Scope creep remains the bane of any technology project manager. Once the requirements of a project are defined and the actual work begins, any changes to the specifications come at a great cost.
In fact, the growth and continued popularity of the Agile methodology is partially due to combating scope creep on IT projects. What follows are a few insights and ideas on how to best limit scope creep on a project, especially those using an older methodology, like the Waterfall. When the ultimate goal is happy clients and business stakeholders, these tips definitely need to be considered.
Transparent Communication is Essential When Defining Requirements
Of course, communication is important throughout any technology project, but it is especially important when requirements and specifications are being defined. Ensure all business stakeholders fully understand the decisions made on whether or not to include a certain feature. When getting their sign-off, emphasize that any changes to the specs from this point forward come at a great cost in dollars and/or time.
Keep the Communication Channels Open Throughout the Project
Once again, importance of open communication cannot be overstated when combating scope creep on an IT project. The project manager needs to facilitate this process, ensuring they get timely updates from the project team and subsequently informing the client. At the same time, the PM ensures any materials or information needed by the team from the stakeholders are received in a timely manner. Note that this sharply-defined level of communication is a natural part of an Agile project.
A Well-Defined Change Request Process is a Must
However, despite any efforts to limit it, changes to the specifications are still an unfortunate reality on many IT projects. Because of this possibility, it’s important to have a well-defined process around change requests. Following a similar procedure as when formulating the original requirements and specifications is the right approach.

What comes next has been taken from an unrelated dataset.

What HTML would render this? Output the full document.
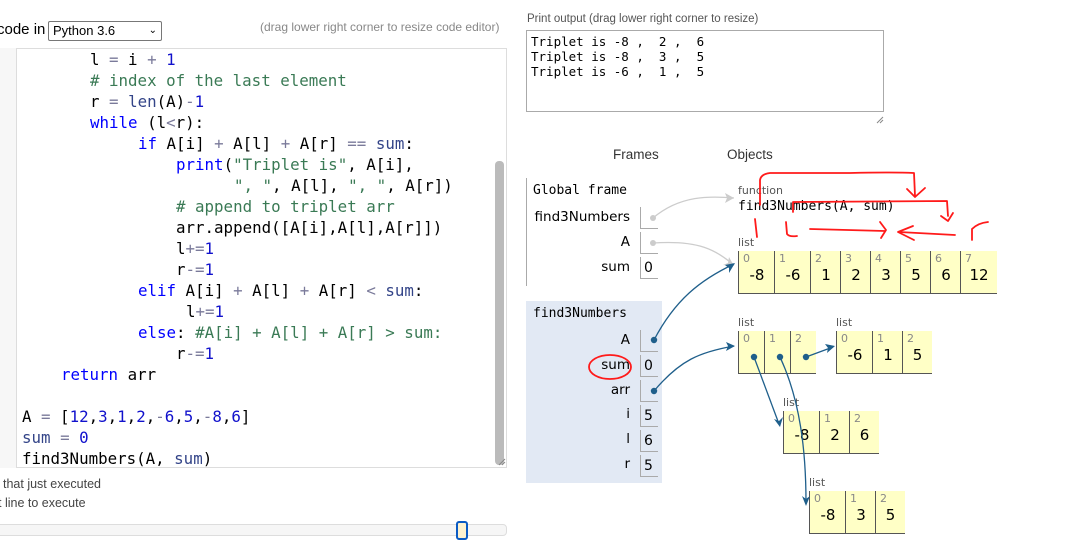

All change requests need to require sign-off from the client, which also includes any changes to the schedule, delivery date, and final cost of the project. Yet again, open communication is essential.
Managing Expectations Remains Vital
The project manager remains the point person in limiting any adverse effects of scope creep. Change on an IT project is a reality. Ultimately, managing the expectations of the client helps ensure a copacetic outcome for all.